Furthermore, though Laura is certainly the most “mature” character in this chronicle, she has a wry wit that makes her a pleasing presence nonetheless, and Coppola’s writing prevents her from ever coming across as a “Debbie Downer” on any of her daring deeds with Murray’s Felix. Jones’ interactions with Wayans’ Dean are also surprisingly sound, adding authenticity to their attraction to one another and strengthening the comical Wayans’ credibility as a “serious actor,” as are her entertaining one-way exchanges with Jenny Slate’s (Obvious Child, The Secret Life of Pets) vapid and vociferous Vanessa, a mouthy mother at her daughters’ school who can’t help but gush about her grievances with her life.

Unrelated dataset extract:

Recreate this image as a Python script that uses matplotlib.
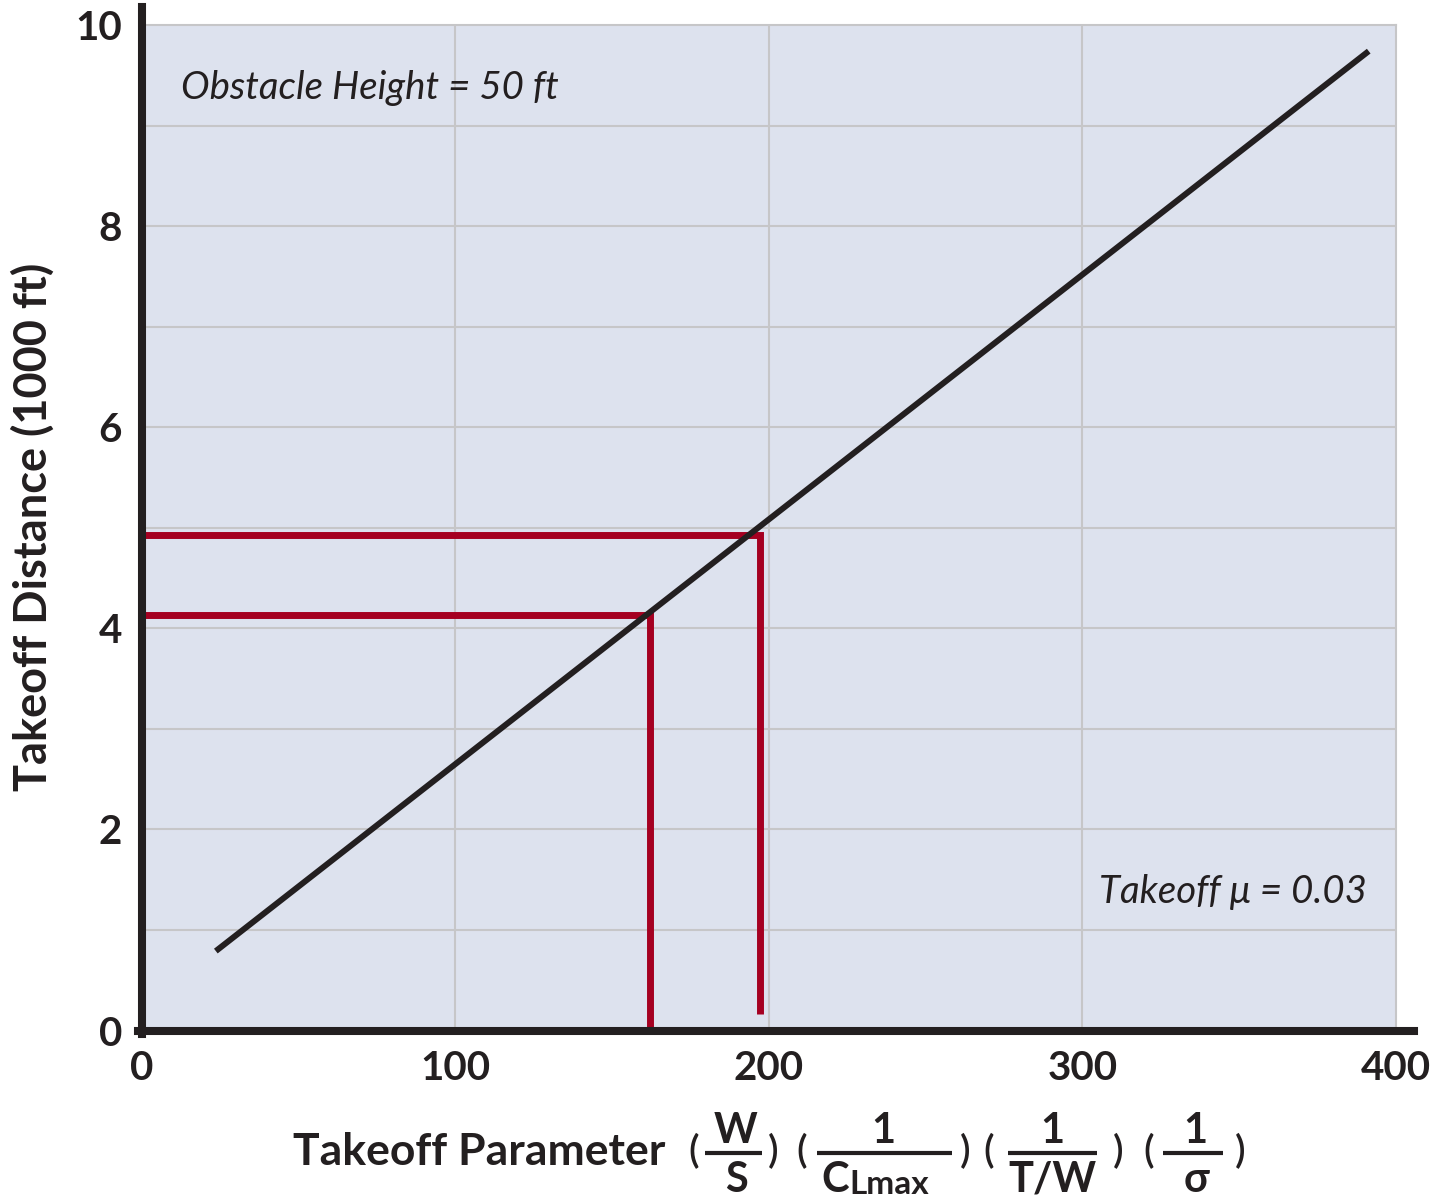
import matplotlib
matplotlib.use("Agg")
import matplotlib.pyplot as plt
from matplotlib.lines import Line2D

# ---- data ----
line_x = [23.7, 391.3]          # takeoff parameter
line_y = [0.79, 9.74]           # takeoff distance (1000 ft)

readout_x = [162.1, 197.2]      # example read-offs on the chart
readout_y = [4.13, 4.93]
readout_floor = [0.0, 0.16]

x_ticks = [0, 100, 200, 300, 400]
y_ticks = [0, 2, 4, 6, 8, 10]
x_minor_grid = [100, 200, 300]
y_minor_grid = [1, 2, 3, 4, 5, 6, 7, 8, 9]

# ---- styling ----
W, H = 1447, 1202
INK = "#231f20"
RED = "#a50021"
BG = "#dde2ee"
GRID = "#c6c6c8"
FAM = ["Lato", "DejaVu Sans"]

plt.rcParams["font.family"] = FAM

fig = plt.figure(figsize=(W / 100, H / 100), dpi=100)
fig.patch.set_facecolor("white")


def fx(x):
    return x / W


def fy(y):
    return 1 - y / H


left, right, top, bottom = 141.5, 1396, 25, 1030.5
ax = fig.add_axes([fx(left), fy(bottom), (right - left) / W, (bottom - top) / H])
ax.set_facecolor(BG)
ax.set_xlim(0, 400)
ax.set_ylim(0, 10)

# grid
for gx in x_minor_grid:
    ax.axvline(gx, color=GRID, lw=1.5, zorder=1)
for gy in y_minor_grid:
    ax.axhline(gy, color=GRID, lw=1.5, zorder=1)

# spines
for s in ("top", "right"):
    ax.spines[s].set_color(GRID)
    ax.spines[s].set_linewidth(1.5)
for s in ("left", "bottom"):
    ax.spines[s].set_color(INK)
    ax.spines[s].set_linewidth(5.8)
    ax.spines[s].set_zorder(5)
ax.spines["left"].set_bounds(-0.03, 10.18)
ax.spines["bottom"].set_bounds(-1.0, 405.6)

# ticks
ax.set_xticks(x_ticks)
ax.set_yticks(y_ticks)
ax.set_xticklabels([str(v) for v in x_ticks])
ax.set_yticklabels([str(v) for v in y_ticks])
ax.tick_params(axis="both", length=0, labelsize=29, labelcolor=INK)
ax.tick_params(axis="x", pad=14)
ax.tick_params(axis="y", pad=14)
for lab in ax.get_xticklabels() + ax.get_yticklabels():
    lab.set_fontweight("bold")

# read-off lines
for rx, ry, rf in zip(readout_x, readout_y, readout_floor):
    ax.plot([0, rx, rx], [ry, ry, rf], color=RED, lw=5.0,
            solid_joinstyle="miter", solid_capstyle="butt", zorder=3)

# main line
ax.plot(line_x, line_y, color=INK, lw=4.3, solid_capstyle="butt", zorder=4)

# annotations
ax.text(12.6, 9.26, "Obstacle Height = 50 ft", fontsize=27.6, style="italic",
        color=INK, ha="left", va="baseline", family=FAM, zorder=6)
ax.text(390.7, 1.27, "Takeoff \u03bc = 0.03", fontsize=27.6, style="italic",
        color=INK, ha="right", va="baseline", family=FAM, zorder=6)

# y label
fig.text(fx(33), fy(527), "Takeoff Distance (1000 ft)", rotation=90,
         fontsize=32.5, fontweight="bold", color=INK, ha="center", va="center")

# x label with fraction terms
def ftext(x, y, s, size=32, weight="bold", ha="center", va="baseline"):
    fig.text(fx(x), fy(y), s, fontsize=size, fontweight=weight, color=INK,
             ha=ha, va=va, family=FAM)


def bar(x0, x1, y):
    fig.add_artist(Line2D([fx(x0), fx(x1)], [fy(y), fy(y)], color=INK, lw=3.0,
                          solid_capstyle="butt"))


ftext(293, 1165, "Takeoff Parameter", ha="left")

paren_y = 1152
for px_, s in [(694, "("), (773, ")"), (802, "("), (965, ")"),
               (989, "("), (1118, ")"), (1149, "("), (1240, ")")]:
    ftext(px_, paren_y, s, size=28, weight="semibold", va="center")

ftext(736, 1143, "W", size=30)
bar(705, 762, 1153)
ftext(736, 1192, "S", size=30)

ftext(883, 1143, "1", size=30)
bar(817, 952, 1153)
ftext(835, 1192, "C", size=30)
ftext(849, 1194, "Lmax", size=24, ha="left")

ftext(1052, 1143, "1", size=30)
bar(1008, 1097, 1153)
ftext(1052, 1192, "T/W", size=30)

ftext(1195, 1143, "1", size=30)
bar(1163, 1223, 1153)
ftext(1196, 1192, "\u03c3", size=30)

fig.savefig("out.png", dpi=100)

Without ever overshadowing Jones, Murray’s Felix is the star of the show as soon as he arrives, and although he is playing a character who isn’t at all comparable to Lost in Translation’s Bob Harris, it’s quickly clear that nobody can better capitalize on his tremendous talents like Sofia Coppola. As a provocative and pushy playboy, Murray is able to indulge in immodesty, spewing out some scathingly sexist remarks that would be otherwise unbearable if it were not for Jones’ Laura to consistently counter his archaic claims. And even in spite of his “old-fashioned” opinions, Murray manages to make Felix into a fascinating and farcical figure that we simply can’t scorn, largely due to the layers to his lasciviousness. Underneath his salacious surface lies a significantly sadder and much more melancholy man, and Coppola provides Murray with several moving monologues that cut to the core of his philandering persona. A standout scene between Murray and Jones highlights the way in which his distasteful decisions have directly affected Laura’s own anxieties, and it is here that the sheer power of Murray as a performer is on full display – a stirring synthesis of humor and humility that confirms Felix is more than mere “comic relief.”

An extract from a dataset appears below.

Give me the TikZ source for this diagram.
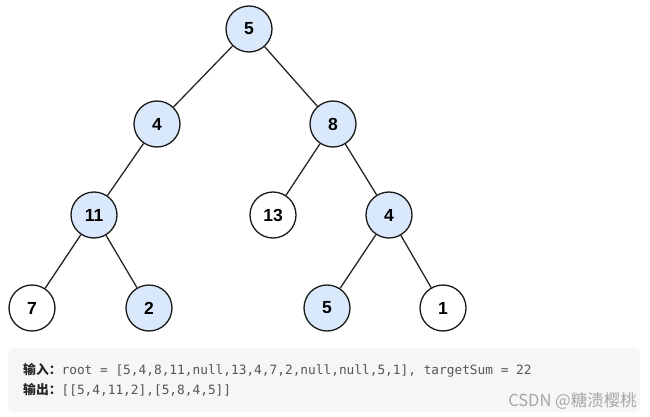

Coppola’s overall aesthetic is as appealing as ever, but in On the Rocks, she trades in her “edgier” sensibilities (formerly explored in films like Marie Antoinette and The Bling Ring) and offers up a more earnest environment in exchange, almost evoking the feel of Nancy Meyers films, in a way. There’s something so quaint and cozy about the mise en scène Coppola conceives here, and you’ll get lost in her lush and lavish look at life in New York City. His current controversies aside, Woody Allen was widely admired for his captivating and compassionate representation of New York City in films like Annie Hall and Manhattan, and Sofia Coppola definitely follows in his directorial footsteps, laying out a love letter to “The Big Apple” that is bewitchingly bursting with beauty. From strolls on the city’s streets to high-speed car chases in screwy set pieces, Coppola is able to find majesty in both the mundane and the manic. Philippe Le Sourd’s (The Beguiled, Seven Pounds) comforting cinematography captures this same sense of splendor and sumptuousness, and in the end, you’ll wish you had more than 96 minutes to spend in this sparkling settling.

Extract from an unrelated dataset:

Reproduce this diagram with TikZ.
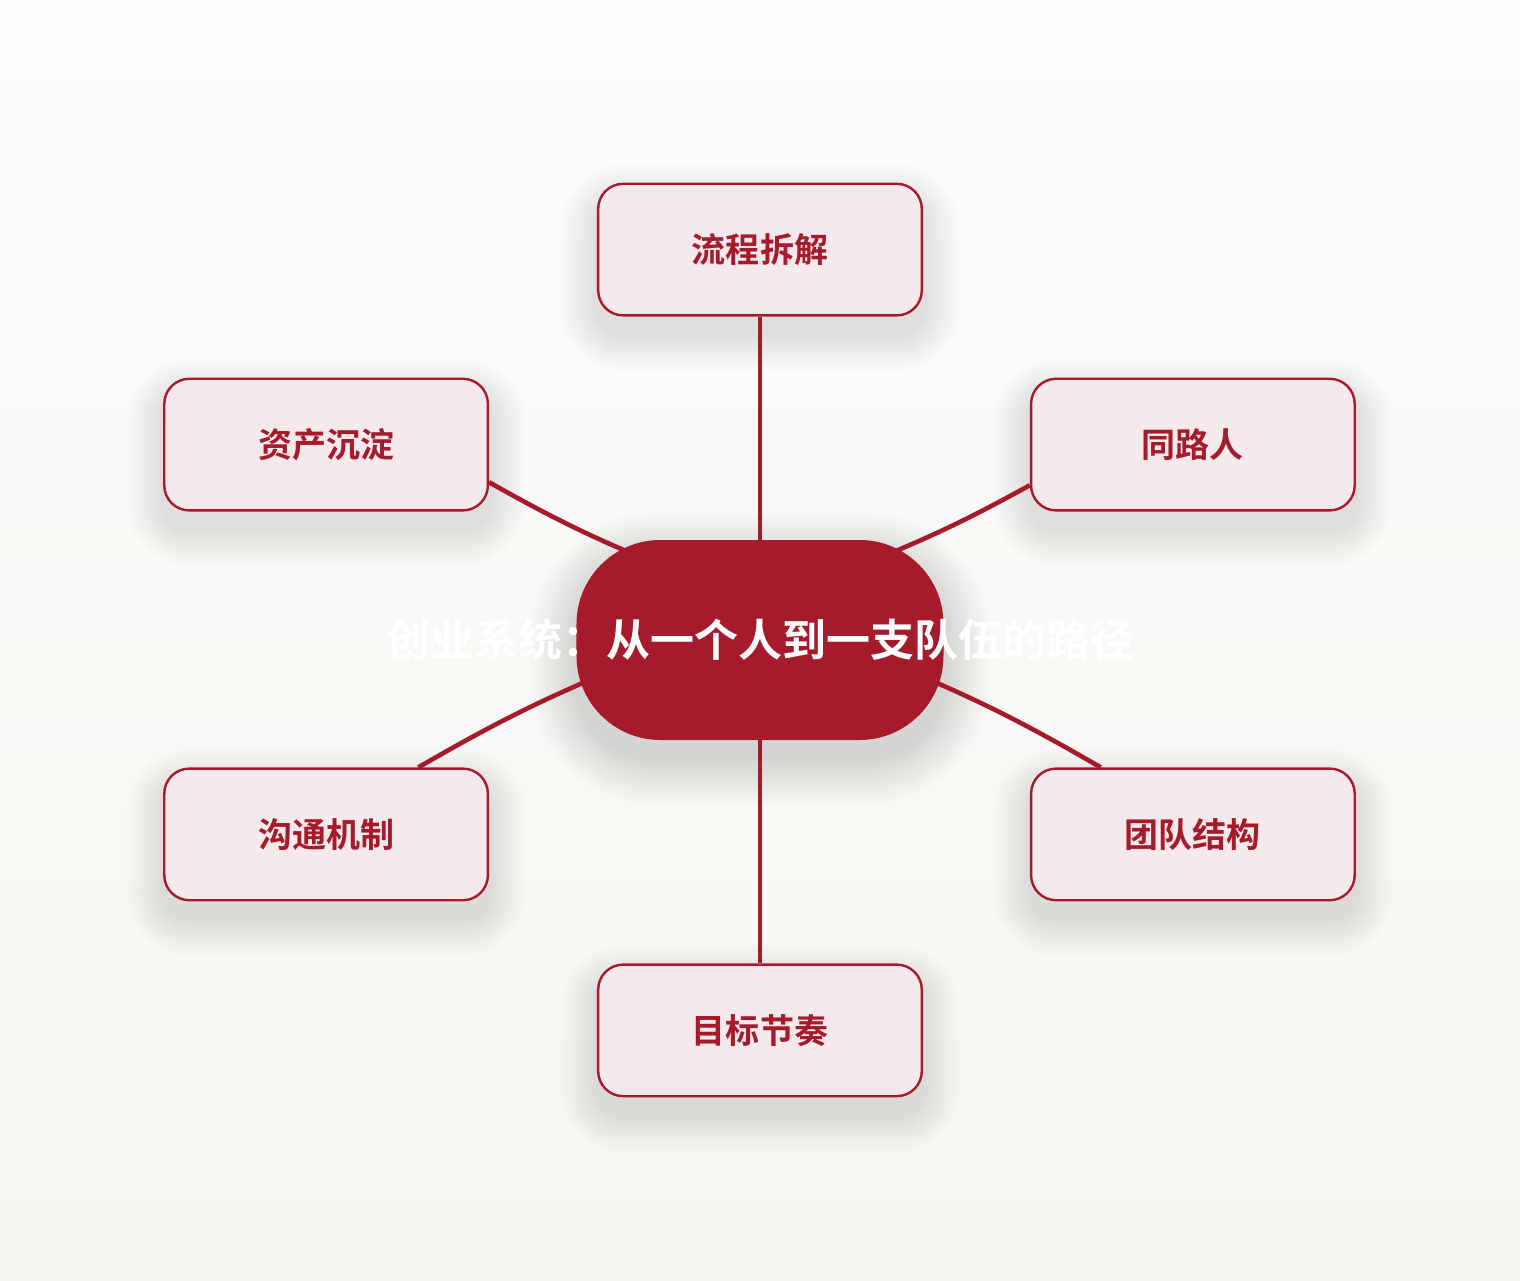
\documentclass[tikz,border=0pt]{standalone}
\usepackage{fontspec}
\setmainfont{Noto Sans CJK SC}[BoldFont={Noto Sans CJK SC Bold}]
\usepackage{xcolor}
\usetikzlibrary{positioning, calc, backgrounds}
\definecolor{hubred}{RGB}{165,27,43}
\definecolor{topicfill}{RGB}{245,233,235}
\definecolor{paperTop}{RGB}{253,253,252}
\definecolor{paperBottom}{RGB}{247,245,241}
\newcommand{\softshadow}[4]{%
  \foreach \k [evaluate=\k as \d using 1.3*\k, evaluate=\k as \r using #3+1.3*\k] in {1,...,#2}
    \fill[black, opacity=#4, rounded corners=\r pt]
      ($(#1.south west)+(-\d pt,-\d pt-9pt)$) rectangle ($(#1.north east)+(\d pt,\d pt-9pt)$);}

\begin{document}
\begin{tikzpicture}[node distance=111.5pt, every node/.style={font=\bfseries},
  hub/.style={rectangle, rounded corners=42pt, fill=hubred, minimum width=183.5pt, minimum height=100pt, inner sep=0pt, text=white, font=\bfseries\fontsize{22pt}{26pt}\selectfont},
  topic/.style={draw=hubred, line width=1.2pt, rectangle, rounded corners=12.5pt, fill=topicfill, minimum width=161.8pt, minimum height=65.8pt, text=hubred, font=\bfseries\fontsize{17pt}{20pt}\selectfont},
  link/.style={draw=hubred, line width=2.3pt}]
\useasboundingbox (-380pt,-320pt) rectangle (380pt,320pt);
\node (hub) [hub] {\makebox[0pt]{创业系统：从一个人到一支队伍的路径}};
\node (flow) [topic, above=of hub] {流程拆解};
\node (goals) [topic, below=of hub] {目标节奏};
\node (assets) [topic, above left=14pt and 43.5pt of hub] {资产沉淀};
\node (peers) [topic, above right=14pt and 43pt of hub] {同路人};
\node (comms) [topic, below left=13.5pt and 43.5pt of hub] {沟通机制};
\node (team) [topic, below right=13.5pt and 43pt of hub] {团队结构};

\begin{scope}[on background layer]
\fill[top color=paperTop, bottom color=paperBottom] (-380pt,-320pt) rectangle (380pt,320pt);
\softshadow{hub}{18}{40}{0.008}
\foreach \n in {flow, goals, assets, peers, comms, team}
  \softshadow{\n}{14}{12.5}{0.006};
\draw[link] (flow.south) -- (hub.center);
\draw[link] (hub.center) -- (goals.north);
\draw[link] (assets.-13) to[bend right=4] ($(hub.center)+(-40pt,33.5pt)$);
\draw[link] (peers.194) to[bend left=4] ($(hub.center)+(40pt,33.5pt)$);
\draw[link] (comms.36) to[bend left=4] ($(hub.center)+(-60pt,-9.5pt)$);
\draw[link] (team.144) to[bend right=4] ($(hub.center)+(60pt,-9.5pt)$);
\end{scope}
\end{tikzpicture}
\end{document}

Though perhaps the most simplistic story in Coppola’s oeuvre so far, On the Rocks is still stupendously satisfying, sharp, and sweet, investigating middle-age insecurities and fraught family relations with dutiful delicacy, all while additionally immersing audiences in the alluring and absorbing atmosphere of New York City throughout this amiable adventure. Thanks to some delightful dialogue delivered by a radiant Rashida Jones and a biting Bill Murray, On the Rocks is a caper comedy that is both charming and clever, serving as a smart and soothing reprieve from the struggles of the real-world.